After your website is crawled, Google needs to sort through it and categorize it into its index. The index is where all the crawled data is stored. Think of it like a filing cabinet; all of your website’s information is neatly organized, and Google can easily retrieve it when it needs to. However, just because your website has been crawled does not mean that it has been indexed, or indexed properly. To see if your URL is indexed, you can use URL Inspection Tool. If your URL is not being indexed, you can request indexing using Fetch as Google.
Sometimes, pages are removed from the index. There are multiple reasons this could happen, but some of the most common include:
- URL returning a 4xx or 5xx error code (can be fixed with a 301 redirect)
- URL has a noindex meta tag to tell search engines not to index it
- URL violates Webmaster’s Guidelines and has been removed
- Crawlers blocked by password requirement
One of the best ways to tell Google how to crawl and index your URLs is through the use of meta Directives, or Meta Tags. These are lines of code that help Google determine what to keep indexed, where to go next, and how long to keep them archived. There are two types of Meta Directives: Robots Meta Tags and X-Robots-Tags.
Robots Meta Tags
Robots Meta tags are specific for each page of your website. The code goes in the <head> section of your page’s code, and can exclude all or specific search engines. Tags include:
- Index/Noindex: Tells search engines that this particular page should not be indexed. This is useful to trim search results down, so the user isn’t getting unnecessary pages like others’ user profiles. It’s important to remember that users might still be able to access these pages within your website, but they will not show up in search results.
- Follow/Nofollow: Tells Search engines whether links on the page should be followed to continue crawling and indexing. This might typically be used along with noindex.
- Noarchive: Restricts search engines from saving URLs in their index, usually used on e-commerce websites where prices change frequently.
X-Robots-Tags provide a more flexible functionality to your site than meta tags. X-Robots-Tags allow you to block search engines once, but it will apply to multiple pages rather than having to do it for each individual page. You can also block crawlers from looking at non-HTML files, like pictures, videos, and PDFs.
Why Would I Not Want All My Pages Indexed?

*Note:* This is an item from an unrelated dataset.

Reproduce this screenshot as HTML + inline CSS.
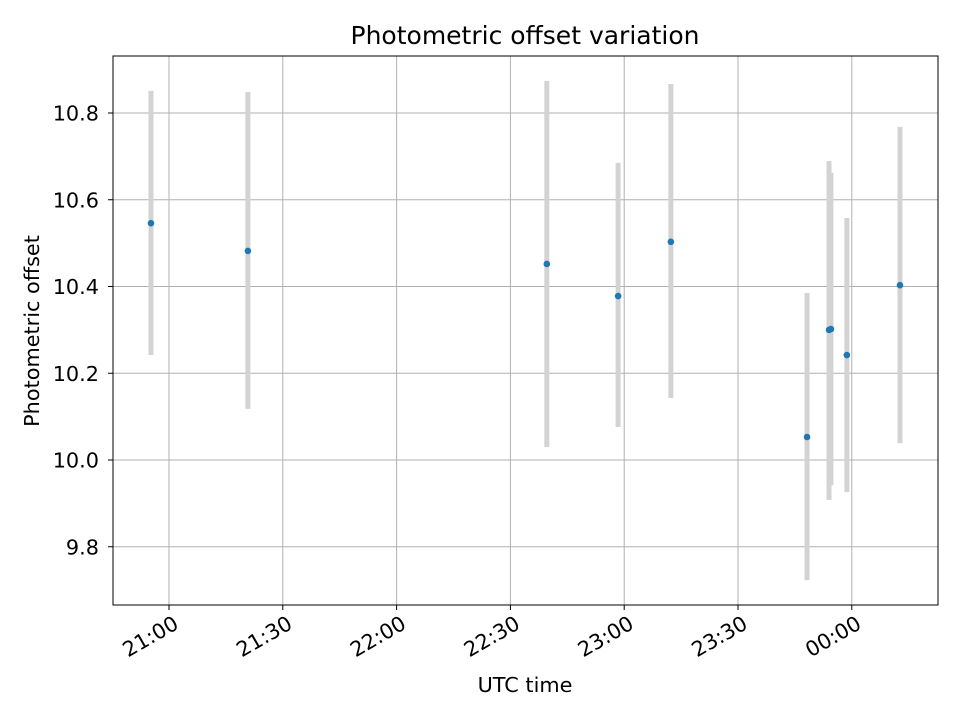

Good question! Keeping the index clean and small allows for search engines to find your site more easily. Think of it like your desk; if it’s cluttered and has stacks of paper all over it, it can be really difficult to find what you’re looking for. But if your desk is tidy and organized, you probably can find what you need right away. If Google is your desk, search results are what is out on your desk-top. You probably use them the most, and want them handy at any time. Anything else is still accessible, but might take opening a drawer to get into Meta Tags and X-Robot-Tags are to help you declutter what isn’t absolutely necessary.